** START OF RECORDED DATA **

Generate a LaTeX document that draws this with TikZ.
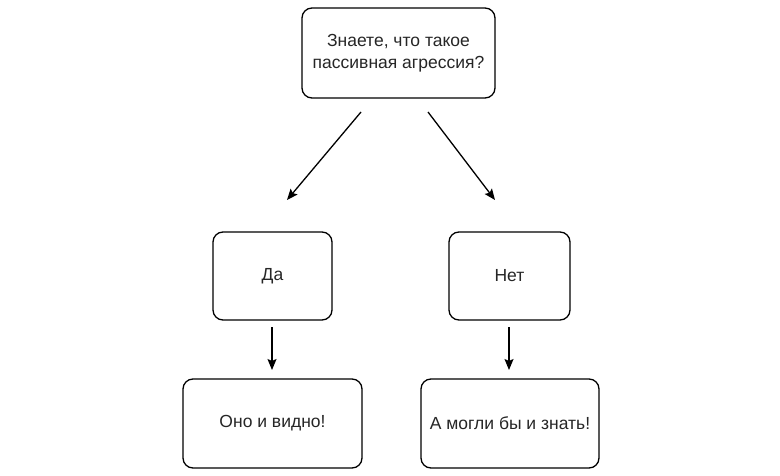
\documentclass[tikz,border=0pt]{standalone}
\usepackage{fontspec}
\setmainfont{Liberation Sans}
\usetikzlibrary{arrows.meta}
\begin{document}
\begin{tikzpicture}[x=1pt,y=-1pt,
  box/.style={draw=black,line width=1.3pt,rounded corners=10pt,fill=white,
    inner sep=0pt,align=center,font=\fontsize{17.5}{21.5}\selectfont,text=black!85},
  arr/.style={line width=1.3pt,-{Stealth[length=11pt,width=9pt,inset=2pt]}}]
\useasboundingbox[fill=white] (0,0) rectangle (780,476);
\node[box,minimum width=193pt,minimum height=90pt] (q) at (398.5,53) {Знаете, что такое\\пассивная агрессия?};
\node[box,minimum width=119pt,minimum height=88pt] (yes) at (272.5,276) {Да};
\node[box,minimum width=121pt,minimum height=88pt] (no) at (509.5,276) {Нет};
\node[box,minimum width=179pt,minimum height=89pt] (a1) at (272.5,423.5) {Оно и видно!};
\node[box,minimum width=178pt,minimum height=89pt] (a2) at (510,423.5) {А могли бы и знать!};
\coordinate (l1) at (361,112);
\coordinate (l2) at (287,200);
\coordinate (r1) at (428,112);
\coordinate (r2) at (495,200);
\coordinate (y1) at (272,327);
\coordinate (y2) at (272,370);
\coordinate (n1) at (509,327);
\coordinate (n2) at (509,370);
\draw[arr] (l1) -- (l2);
\draw[arr] (r1) -- (r2);
\draw[arr] (y1) -- (y2);
\draw[arr] (n1) -- (n2);
\end{tikzpicture}
\end{document}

** END OF RECORDED DATA **

> WORK TO DO: Using the material above, return every line exactly as it appears, minus the pictures.

> WRITTEN REPLY:
Generate a LaTeX document that draws this with TikZ.
\documentclass[tikz,border=0pt]{standalone}
\usepackage{fontspec}
\setmainfont{Liberation Sans}
\usetikzlibrary{arrows.meta}
\begin{document}
\begin{tikzpicture}[x=1pt,y=-1pt,
  box/.style={draw=black,line width=1.3pt,rounded corners=10pt,fill=white,
    inner sep=0pt,align=center,font=\fontsize{17.5}{21.5}\selectfont,text=black!85},
  arr/.style={line width=1.3pt,-{Stealth[length=11pt,width=9pt,inset=2pt]}}]
\useasboundingbox[fill=white] (0,0) rectangle (780,476);
\node[box,minimum width=193pt,minimum height=90pt] (q) at (398.5,53) {Знаете, что такое\\пассивная агрессия?};
\node[box,minimum width=119pt,minimum height=88pt] (yes) at (272.5,276) {Да};
\node[box,minimum width=121pt,minimum height=88pt] (no) at (509.5,276) {Нет};
\node[box,minimum width=179pt,minimum height=89pt] (a1) at (272.5,423.5) {Оно и видно!};
\node[box,minimum width=178pt,minimum height=89pt] (a2) at (510,423.5) {А могли бы и знать!};
\coordinate (l1) at (361,112);
\coordinate (l2) at (287,200);
\coordinate (r1) at (428,112);
\coordinate (r2) at (495,200);
\coordinate (y1) at (272,327);
\coordinate (y2) at (272,370);
\coordinate (n1) at (509,327);
\coordinate (n2) at (509,370);
\draw[arr] (l1) -- (l2);
\draw[arr] (r1) -- (r2);
\draw[arr] (y1) -- (y2);
\draw[arr] (n1) -- (n2);
\end{tikzpicture}
\end{document}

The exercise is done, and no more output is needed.